I don’t think that Wolfe saw himself as a practitioner of hard SF, and although he had given thought to how the Whorl worked, it all seems to be in service of providing the reader with a fantastic literary vista — a setting that forces the reader to reorient themselves in reading the text. The real appeal of SF, as far as I judge it, is not that the authority of science grants the writer powers of prognostication, but rather a certain means of suspending disbelief, and then remarkable destinations to carry the reader away off too once their disbelief is in flight. It has been glibly asserted that SF needs to be more than jet-packs and ray guns, but Wolfe himself, even in his literary shenanigans was all about the jet-packs and ray guns. The problem was never the paraphernalia. The problem with a lot of SF was that the writing was not very good.


The ship was pulling its punches. I half anticipated the ship to arrive back at Earth to find that reintegration of the passengers into Earth’s ecosystem was impossible. How many new viruses would have evolved on Earth in their absence? How dangerous would their own bacteria have become to humans on Earth? Or perhaps they would be received back on Earth with abject horror. Inured to their own true state, they don’t appreciate how irradiated, starved, inbred, and traumatized they. But these would have been endings that would have not have suited the ship’s purposes, nor Robinson’s inclinations as a writer.

In the end mankind’s colonisation of the galaxy resembles less of a science based prediction of the future, than a kind of secular heaven.

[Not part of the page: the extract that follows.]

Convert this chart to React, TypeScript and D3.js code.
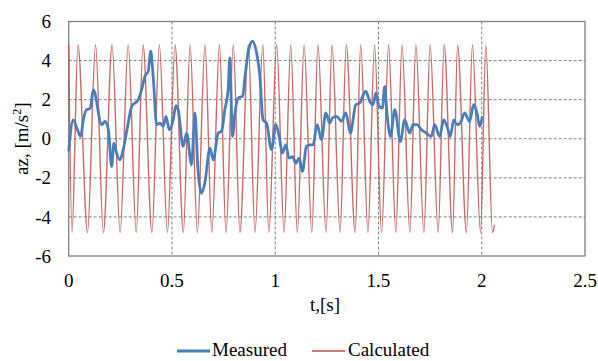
import React from 'react';
import * as d3 from 'd3';

// Measured acceleration
const measuredT = [
  0, 0.022, 0.042, 0.058, 0.071, 0.087, 0.104, 0.119, 0.16, 0.176, 0.192, 0.208, 0.219, 0.232, 0.248,
  0.264, 0.288, 0.305, 0.337, 0.353, 0.369, 0.385, 0.397, 0.409, 0.426, 0.442, 0.458, 0.471, 0.487,
  0.506, 0.519, 0.53, 0.554, 0.571, 0.595, 0.611, 0.626, 0.643, 0.659, 0.684, 0.7, 0.724, 0.74,
  0.756, 0.772, 0.78, 0.793, 0.805, 0.821, 0.842, 0.854, 0.87, 0.89, 0.91, 0.925, 0.941, 0.958,
  0.982, 1.003, 1.019, 1.035, 1.051, 1.067, 1.084, 1.1, 1.116, 1.132, 1.151, 1.167, 1.183, 1.203,
  1.224, 1.245, 1.264, 1.277, 1.297, 1.321, 1.342, 1.364, 1.39, 1.409, 1.438, 1.458, 1.474, 1.487,
  1.503, 1.519, 1.53, 1.541, 1.558, 1.579, 1.606, 1.627, 1.651, 1.667, 1.687, 1.708, 1.732, 1.756,
  1.772, 1.796, 1.816, 1.832, 1.848, 1.864, 1.88, 1.896, 1.917, 1.941, 1.961, 1.977, 1.99, 2.003,
];
const measuredA = [
  -0.65, 0.97, 0.46, 0.12, 0.97, 1.49, 1.55, 2.51, 0.72, 0.89, 0.46, -1.42, -0.22, -0.74, -1.08,
  -0.56, 0.8, 1.66, 2.0, 2.51, 3.2, 3.45, 4.48, 3.2, 0.72, 0.8, 0.63, 1.15, 0.46,
  0.97, 1.69, 1.49, -0.39, 0.29, -1.33, 1.32, -1.59, -2.79, -2.27, -0.48, -1.08, 0.29, 0.38,
  1.49, 2.51, 4.14, 0.12, 1.32, 2.09, 2.17, 3.2, 4.48, 4.99, 4.39, 3.28, 0.97, 0.8,
  -0.56, 0.72, 0.12, -0.74, -0.31, -0.99, -0.91, -1.25, -0.99, -1.68, -0.39, -0.31, -0.31, 0.72,
  -0.05, 1.32, 0.8, 1.06, 1.15, 0.89, 1.32, 0.29, 1.74, 1.83, 2.43, 1.91, 1.74, 2.34,
  1.66, 1.57, 2.68, 1.32, 0.12, 1.49, -0.14, 0.97, 0.29, 0.72, 0.72, 0.46, 0.29, 0.12,
  0.72, 0.12, 0.97, 0.63, 0.12, 0.97, 0.72, 0.8, 1.32, 0.89, 1.74, 1.32, 0.63, 1.15,
];

// Calculated acceleration: turning points
const calcPeakT = [
  0, 0.045, 0.13, 0.21, 0.288, 0.36, 0.439, 0.515, 0.588, 0.66, 0.73, 0.797, 0.87, 0.94, 1.007,
  1.075, 1.14, 1.207, 1.275, 1.344, 1.414, 1.481, 1.549, 1.614, 1.681, 1.75, 1.818, 1.883, 1.955, 2.02,
];
const calcTroughT = [
  0.016, 0.091, 0.168, 0.249, 0.327, 0.403, 0.478, 0.555, 0.623, 0.693, 0.762, 0.829, 0.902, 0.969,
  1.043, 1.107, 1.177, 1.246, 1.314, 1.387, 1.449, 1.515, 1.584, 1.652, 1.72, 1.789, 1.859, 1.926,
  1.994, 2.052,
];
const calcPeak = 4.8;
const calcTrough = -4.8;
const calcEnd = { t: 2.062, a: -4.4 };

const xTicks = [0, 0.5, 1, 1.5, 2, 2.5];
const yTicks = [-6, -4, -2, 0, 2, 4, 6];

const W = 598;
const H = 361;
const FONT = '"Liberation Serif", "Times New Roman", serif';
const GRID = '#808080';
const BLUE = '#4a7ebb';
const RED = '#c0504d';

export default function App() {
  const x = d3.scaleLinear().domain([0, 2.5]).range([68.7, 585]);
  const y = d3.scaleLinear().domain([-6, 6]).range([256, 21.5]);

  const measured = measuredT.map((t, i) => ({ t, a: measuredA[i] }));
  const calculated = [
    ...calcPeakT.map(t => ({ t, a: calcPeak })),
    ...calcTroughT.map(t => ({ t, a: calcTrough })),
    calcEnd,
  ].sort((p, q) => p.t - q.t);

  const line = d3
    .line<{ t: number; a: number }>()
    .x(d => x(d.t))
    .y(d => y(d.a))
    .curve(d3.curveMonotoneX);

  const [x0, x1] = x.range();
  const [y0, y1] = y.range();

  return (
    <svg
      width={W}
      height={H}
      style={{ position: 'absolute', left: 0, top: 0, background: '#fff' }}
      fontFamily={FONT}
    >
      <rect width={W} height={H} fill="#fff" />
      {/* grid */}
      {yTicks.slice(1, -1).map(v => (
        <line key={'gy' + v} x1={x0} x2={x1} y1={y(v)} y2={y(v)} stroke={GRID} strokeWidth={1} strokeDasharray="3,2" />
      ))}
      {xTicks.slice(1, -1).map(v => (
        <line key={'gx' + v} x1={x(v)} x2={x(v)} y1={y1} y2={y0} stroke={GRID} strokeWidth={1} strokeDasharray="3,2" />
      ))}
      <rect x={x0} y={y1} width={x1 - x0} height={y0 - y1} fill="none" stroke={GRID} strokeWidth={1.3} />

      {/* series */}
      <path d={line(calculated) || ''} fill="none" stroke={RED} strokeWidth={1.4} strokeOpacity={0.85} />
      <path d={line(measured) || ''} fill="none" stroke={BLUE} strokeWidth={2.8} strokeLinejoin="round" />

      {/* tick labels */}
      {yTicks.map(v => (
        <text key={'ty' + v} x={51} y={y(v)} dy="0.35em" textAnchor="end" fontSize={19} fill="#000">
          {v}
        </text>
      ))}
      {xTicks.map(v => (
        <text key={'tx' + v} x={x(v)} y={287} textAnchor="middle" fontSize={19} fill="#000">
          {v}
        </text>
      ))}

      {/* axis titles */}
      <text x={325} y={311} textAnchor="middle" fontSize={19} fill="#000">t,[s]</text>
      <text transform={`translate(28,${(y0 + y1) / 2}) rotate(-90)`} textAnchor="middle" fontSize={19} fill="#000">
        az, [m/s<tspan dy={-7} fontSize={12}>2</tspan><tspan dy={7}>]</tspan>
      </text>

      {/* legend */}
      <line x1={177} x2={210} y1={351} y2={351} stroke={BLUE} strokeWidth={2.8} />
      <text x={212} y={356} fontSize={19} fill="#000">Measured</text>
      <line x1={312} x2={345} y1={351} y2={351} stroke={RED} strokeWidth={1.4} />
      <text x={348} y={356} fontSize={19} fill="#000">Calculated</text>
    </svg>
  );
}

It lives, like heaven, in our imaginations, where it can be left unchallenged, save for when we encounter true believers. The aspirations of Star Trek, like many religious traditions, are better inherited in a flexible, non-literal form. But that also has grim possibilities as a divide opens up between the naive believers in our science fiction future and the better schooled theologians who will inevitably have to choose their words carefully so as not to alienate the faithful. In the case of the novel, the readers are left to imagine how the passengers on the ship in Aurora might have eventually reacted to story they have presented to them. Back in the real world a work like Aurora entering the “canon” of SF might inoculate us, but if the resistance to accepting Joanna Russ’s We Who Are About To… into any kind of canon is any indication, Robinson has his work cut out.